== SUPPLIED RECORDS

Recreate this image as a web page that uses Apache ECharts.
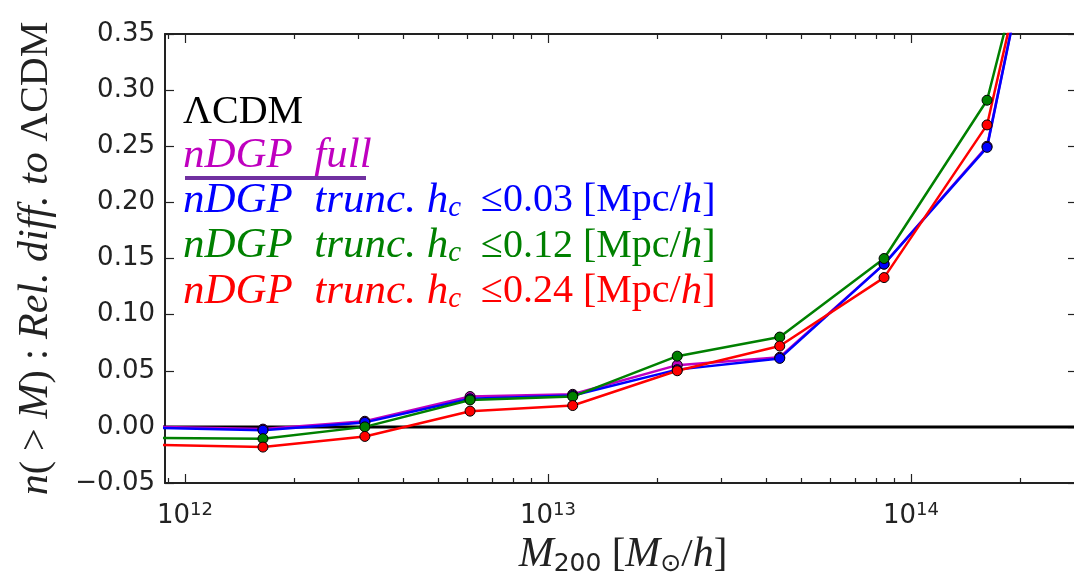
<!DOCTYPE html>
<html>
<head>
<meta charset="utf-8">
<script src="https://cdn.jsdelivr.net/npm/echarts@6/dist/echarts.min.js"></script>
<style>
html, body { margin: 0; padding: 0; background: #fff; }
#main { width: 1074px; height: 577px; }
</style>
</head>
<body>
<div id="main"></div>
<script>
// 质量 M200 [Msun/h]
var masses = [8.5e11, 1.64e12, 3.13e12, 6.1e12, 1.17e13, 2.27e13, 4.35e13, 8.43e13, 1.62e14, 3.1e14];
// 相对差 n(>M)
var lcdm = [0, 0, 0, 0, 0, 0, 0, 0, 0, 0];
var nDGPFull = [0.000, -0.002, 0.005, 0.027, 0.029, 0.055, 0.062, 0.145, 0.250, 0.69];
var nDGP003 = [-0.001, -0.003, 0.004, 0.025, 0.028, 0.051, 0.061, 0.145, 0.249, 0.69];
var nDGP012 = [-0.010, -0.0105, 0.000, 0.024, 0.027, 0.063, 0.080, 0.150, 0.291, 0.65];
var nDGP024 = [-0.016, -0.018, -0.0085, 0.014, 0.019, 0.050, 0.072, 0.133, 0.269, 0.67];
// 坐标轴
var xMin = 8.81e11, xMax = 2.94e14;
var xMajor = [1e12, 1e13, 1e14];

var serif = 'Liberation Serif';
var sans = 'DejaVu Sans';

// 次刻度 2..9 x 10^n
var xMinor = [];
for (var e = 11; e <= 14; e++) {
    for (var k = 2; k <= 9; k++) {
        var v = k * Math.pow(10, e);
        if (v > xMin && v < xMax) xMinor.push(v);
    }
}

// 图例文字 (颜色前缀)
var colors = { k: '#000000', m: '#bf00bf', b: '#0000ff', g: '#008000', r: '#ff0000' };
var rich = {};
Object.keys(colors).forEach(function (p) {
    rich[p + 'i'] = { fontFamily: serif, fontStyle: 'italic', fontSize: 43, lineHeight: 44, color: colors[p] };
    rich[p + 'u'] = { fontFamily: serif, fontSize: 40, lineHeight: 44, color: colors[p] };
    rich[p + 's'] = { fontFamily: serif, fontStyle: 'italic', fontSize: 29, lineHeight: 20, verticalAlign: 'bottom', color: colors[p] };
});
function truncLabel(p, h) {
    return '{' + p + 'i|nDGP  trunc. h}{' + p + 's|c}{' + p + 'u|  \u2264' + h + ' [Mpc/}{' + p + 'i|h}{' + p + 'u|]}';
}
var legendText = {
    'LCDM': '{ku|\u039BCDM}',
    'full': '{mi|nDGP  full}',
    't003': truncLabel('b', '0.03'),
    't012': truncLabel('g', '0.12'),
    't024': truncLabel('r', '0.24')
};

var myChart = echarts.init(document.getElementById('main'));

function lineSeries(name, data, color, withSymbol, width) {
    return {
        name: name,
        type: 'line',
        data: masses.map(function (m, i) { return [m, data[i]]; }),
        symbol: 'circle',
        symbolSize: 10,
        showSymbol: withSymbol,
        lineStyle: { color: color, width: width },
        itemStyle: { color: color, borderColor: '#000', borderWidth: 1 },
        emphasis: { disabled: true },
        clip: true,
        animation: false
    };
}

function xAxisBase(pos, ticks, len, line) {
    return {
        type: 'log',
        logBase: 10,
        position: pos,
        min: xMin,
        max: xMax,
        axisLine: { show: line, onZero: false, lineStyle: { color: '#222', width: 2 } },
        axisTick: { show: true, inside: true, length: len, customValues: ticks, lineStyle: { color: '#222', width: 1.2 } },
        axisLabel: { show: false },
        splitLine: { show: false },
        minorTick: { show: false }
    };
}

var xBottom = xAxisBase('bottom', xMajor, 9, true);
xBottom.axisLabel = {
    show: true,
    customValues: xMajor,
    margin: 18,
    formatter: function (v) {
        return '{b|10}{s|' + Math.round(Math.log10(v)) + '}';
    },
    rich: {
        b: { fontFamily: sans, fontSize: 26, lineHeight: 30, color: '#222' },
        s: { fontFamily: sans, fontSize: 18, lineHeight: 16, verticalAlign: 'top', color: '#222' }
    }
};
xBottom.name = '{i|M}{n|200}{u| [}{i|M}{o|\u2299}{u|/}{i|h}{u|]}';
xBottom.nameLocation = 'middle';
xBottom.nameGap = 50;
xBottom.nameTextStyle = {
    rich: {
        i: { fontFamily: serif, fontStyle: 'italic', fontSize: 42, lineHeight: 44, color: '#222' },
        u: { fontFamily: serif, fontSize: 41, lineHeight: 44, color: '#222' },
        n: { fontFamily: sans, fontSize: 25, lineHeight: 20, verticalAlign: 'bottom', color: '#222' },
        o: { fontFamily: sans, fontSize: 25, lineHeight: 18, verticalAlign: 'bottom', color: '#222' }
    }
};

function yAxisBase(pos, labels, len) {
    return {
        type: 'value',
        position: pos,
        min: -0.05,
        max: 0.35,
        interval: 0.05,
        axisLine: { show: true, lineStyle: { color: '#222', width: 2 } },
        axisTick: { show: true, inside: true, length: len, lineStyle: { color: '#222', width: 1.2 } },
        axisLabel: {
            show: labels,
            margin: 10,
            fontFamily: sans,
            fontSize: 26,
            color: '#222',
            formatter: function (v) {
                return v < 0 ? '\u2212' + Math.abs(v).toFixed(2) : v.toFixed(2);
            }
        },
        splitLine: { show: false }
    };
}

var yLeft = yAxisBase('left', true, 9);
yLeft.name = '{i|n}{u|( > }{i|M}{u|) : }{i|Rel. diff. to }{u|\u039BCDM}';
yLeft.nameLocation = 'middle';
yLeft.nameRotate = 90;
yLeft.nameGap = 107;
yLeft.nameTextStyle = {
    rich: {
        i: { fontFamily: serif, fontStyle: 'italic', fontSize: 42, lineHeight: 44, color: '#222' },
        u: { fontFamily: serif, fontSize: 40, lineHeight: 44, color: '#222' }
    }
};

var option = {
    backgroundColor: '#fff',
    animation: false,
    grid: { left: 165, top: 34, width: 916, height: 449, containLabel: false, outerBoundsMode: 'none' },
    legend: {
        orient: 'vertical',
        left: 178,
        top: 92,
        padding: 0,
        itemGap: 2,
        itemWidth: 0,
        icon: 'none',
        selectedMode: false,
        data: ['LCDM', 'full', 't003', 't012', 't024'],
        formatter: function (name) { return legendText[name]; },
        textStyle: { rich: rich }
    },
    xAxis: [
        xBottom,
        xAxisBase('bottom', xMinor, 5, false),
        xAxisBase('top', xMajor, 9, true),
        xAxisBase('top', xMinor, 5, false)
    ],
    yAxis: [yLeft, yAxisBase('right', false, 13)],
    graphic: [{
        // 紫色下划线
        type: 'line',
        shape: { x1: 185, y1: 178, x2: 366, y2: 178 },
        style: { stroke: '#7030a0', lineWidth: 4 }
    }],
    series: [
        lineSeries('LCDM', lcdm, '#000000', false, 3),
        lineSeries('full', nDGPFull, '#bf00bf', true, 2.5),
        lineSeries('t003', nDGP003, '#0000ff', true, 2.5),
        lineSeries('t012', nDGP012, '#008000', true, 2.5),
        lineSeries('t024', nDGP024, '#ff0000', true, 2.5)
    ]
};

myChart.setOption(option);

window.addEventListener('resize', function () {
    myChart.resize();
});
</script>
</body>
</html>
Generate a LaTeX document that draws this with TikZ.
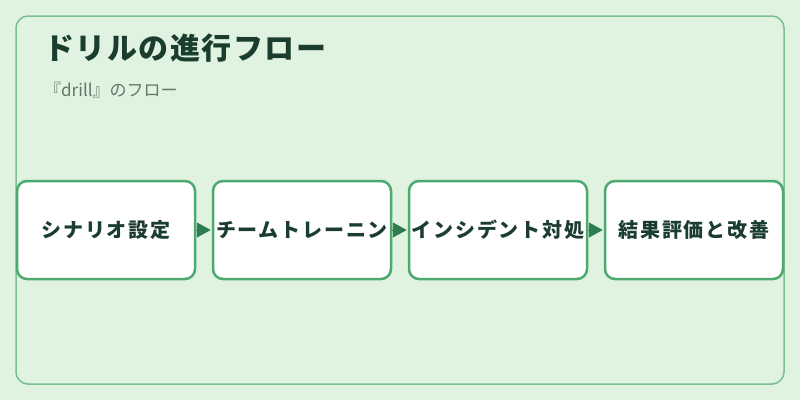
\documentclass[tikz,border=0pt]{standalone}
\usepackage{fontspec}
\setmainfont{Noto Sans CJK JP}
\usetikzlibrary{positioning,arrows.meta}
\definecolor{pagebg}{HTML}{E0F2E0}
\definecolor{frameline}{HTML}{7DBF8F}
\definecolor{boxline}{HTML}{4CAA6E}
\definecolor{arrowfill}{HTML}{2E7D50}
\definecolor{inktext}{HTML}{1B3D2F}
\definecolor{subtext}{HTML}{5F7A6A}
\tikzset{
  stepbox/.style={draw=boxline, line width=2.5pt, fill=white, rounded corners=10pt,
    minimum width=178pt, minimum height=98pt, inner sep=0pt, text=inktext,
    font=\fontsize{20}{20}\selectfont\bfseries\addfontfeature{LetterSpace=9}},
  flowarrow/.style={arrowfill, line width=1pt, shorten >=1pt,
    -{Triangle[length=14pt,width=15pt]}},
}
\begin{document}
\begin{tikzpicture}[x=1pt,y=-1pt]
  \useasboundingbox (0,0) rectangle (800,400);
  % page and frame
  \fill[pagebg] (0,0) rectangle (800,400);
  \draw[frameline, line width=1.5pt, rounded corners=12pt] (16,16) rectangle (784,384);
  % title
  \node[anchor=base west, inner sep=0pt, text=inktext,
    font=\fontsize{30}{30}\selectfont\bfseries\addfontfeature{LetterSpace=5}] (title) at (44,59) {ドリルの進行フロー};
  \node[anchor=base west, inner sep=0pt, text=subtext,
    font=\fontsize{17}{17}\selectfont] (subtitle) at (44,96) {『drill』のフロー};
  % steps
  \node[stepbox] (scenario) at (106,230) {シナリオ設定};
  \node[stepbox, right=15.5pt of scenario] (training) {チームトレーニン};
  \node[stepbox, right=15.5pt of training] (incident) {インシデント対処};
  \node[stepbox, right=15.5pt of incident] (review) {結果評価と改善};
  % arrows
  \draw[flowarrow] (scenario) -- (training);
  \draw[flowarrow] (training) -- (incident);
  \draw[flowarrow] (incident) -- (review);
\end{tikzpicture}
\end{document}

====
== SUPPLIED RECORDS

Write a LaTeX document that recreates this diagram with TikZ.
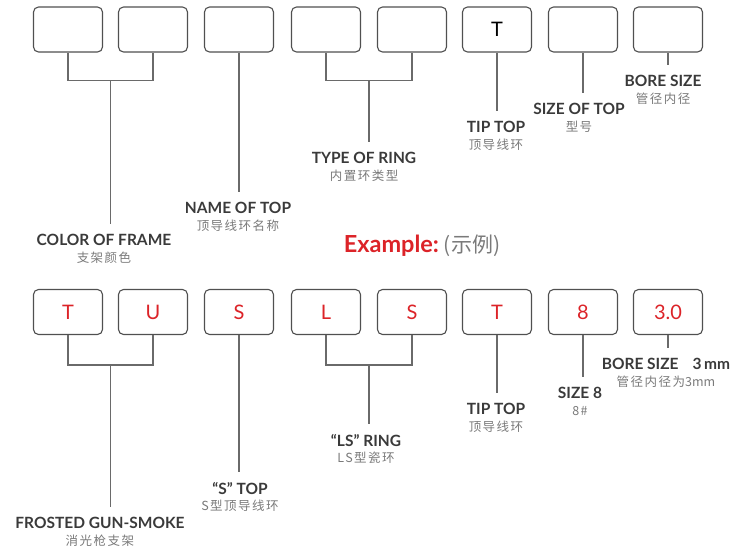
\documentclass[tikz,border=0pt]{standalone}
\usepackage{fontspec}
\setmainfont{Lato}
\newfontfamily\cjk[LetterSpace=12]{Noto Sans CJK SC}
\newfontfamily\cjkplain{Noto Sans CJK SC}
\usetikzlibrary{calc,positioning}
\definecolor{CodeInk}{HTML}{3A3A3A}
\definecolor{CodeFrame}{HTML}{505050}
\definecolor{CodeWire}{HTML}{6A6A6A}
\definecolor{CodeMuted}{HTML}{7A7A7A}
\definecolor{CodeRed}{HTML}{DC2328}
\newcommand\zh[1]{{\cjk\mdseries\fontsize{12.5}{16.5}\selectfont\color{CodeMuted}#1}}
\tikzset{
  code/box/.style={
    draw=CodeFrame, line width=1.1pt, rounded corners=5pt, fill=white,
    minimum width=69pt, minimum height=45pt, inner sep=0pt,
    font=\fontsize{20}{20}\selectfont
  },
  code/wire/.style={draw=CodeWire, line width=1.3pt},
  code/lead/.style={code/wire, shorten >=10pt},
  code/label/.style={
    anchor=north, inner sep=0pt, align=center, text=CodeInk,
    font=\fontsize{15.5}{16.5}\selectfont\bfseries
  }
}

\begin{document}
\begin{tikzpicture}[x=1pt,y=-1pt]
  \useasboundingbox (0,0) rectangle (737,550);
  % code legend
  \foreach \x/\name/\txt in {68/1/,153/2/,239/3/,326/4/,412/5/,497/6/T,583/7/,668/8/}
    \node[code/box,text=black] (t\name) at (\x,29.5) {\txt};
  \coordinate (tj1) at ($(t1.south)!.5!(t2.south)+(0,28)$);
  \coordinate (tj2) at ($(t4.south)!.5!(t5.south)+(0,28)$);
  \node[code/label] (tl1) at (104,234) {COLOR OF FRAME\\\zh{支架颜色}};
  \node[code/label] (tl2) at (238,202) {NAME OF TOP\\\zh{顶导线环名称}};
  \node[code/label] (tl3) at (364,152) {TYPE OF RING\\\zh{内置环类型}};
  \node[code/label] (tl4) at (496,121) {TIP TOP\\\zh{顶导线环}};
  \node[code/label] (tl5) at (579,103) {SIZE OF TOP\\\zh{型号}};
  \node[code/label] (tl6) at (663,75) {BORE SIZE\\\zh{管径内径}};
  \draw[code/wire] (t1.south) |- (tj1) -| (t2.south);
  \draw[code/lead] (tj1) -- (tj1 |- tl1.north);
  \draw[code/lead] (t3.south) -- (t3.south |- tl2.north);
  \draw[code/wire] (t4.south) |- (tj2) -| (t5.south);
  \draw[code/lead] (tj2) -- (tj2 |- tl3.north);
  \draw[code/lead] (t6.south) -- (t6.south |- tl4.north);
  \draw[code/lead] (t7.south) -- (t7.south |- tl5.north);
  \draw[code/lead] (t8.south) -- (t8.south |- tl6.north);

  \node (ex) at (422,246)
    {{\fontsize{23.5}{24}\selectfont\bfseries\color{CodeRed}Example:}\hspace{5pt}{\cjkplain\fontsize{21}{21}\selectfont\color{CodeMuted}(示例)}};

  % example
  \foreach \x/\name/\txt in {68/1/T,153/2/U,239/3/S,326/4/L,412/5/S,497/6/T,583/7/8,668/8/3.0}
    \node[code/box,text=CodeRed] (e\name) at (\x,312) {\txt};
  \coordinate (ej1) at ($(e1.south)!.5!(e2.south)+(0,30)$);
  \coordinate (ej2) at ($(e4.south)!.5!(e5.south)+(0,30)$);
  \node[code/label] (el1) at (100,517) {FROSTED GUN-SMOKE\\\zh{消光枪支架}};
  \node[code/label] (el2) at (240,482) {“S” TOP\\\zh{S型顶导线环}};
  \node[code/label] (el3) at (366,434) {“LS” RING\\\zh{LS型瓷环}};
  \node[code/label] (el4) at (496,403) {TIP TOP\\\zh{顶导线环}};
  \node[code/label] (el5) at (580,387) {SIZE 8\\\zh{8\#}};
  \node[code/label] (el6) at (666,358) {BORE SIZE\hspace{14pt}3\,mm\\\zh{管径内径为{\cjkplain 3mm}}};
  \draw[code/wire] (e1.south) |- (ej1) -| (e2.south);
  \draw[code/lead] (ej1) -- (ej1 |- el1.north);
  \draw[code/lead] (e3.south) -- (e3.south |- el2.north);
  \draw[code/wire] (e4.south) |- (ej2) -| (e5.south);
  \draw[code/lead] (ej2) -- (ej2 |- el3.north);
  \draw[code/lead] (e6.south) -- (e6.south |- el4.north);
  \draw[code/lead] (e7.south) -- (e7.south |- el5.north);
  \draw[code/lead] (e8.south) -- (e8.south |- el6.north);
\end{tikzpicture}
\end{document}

====

WORK INSTRUCTIONS:
Take every line from the records above that has the word "LaTeX" and copy it.

REPLY TO THE EXERCISE:
Generate a LaTeX document that draws this with TikZ.
Write a LaTeX document that recreates this diagram with TikZ.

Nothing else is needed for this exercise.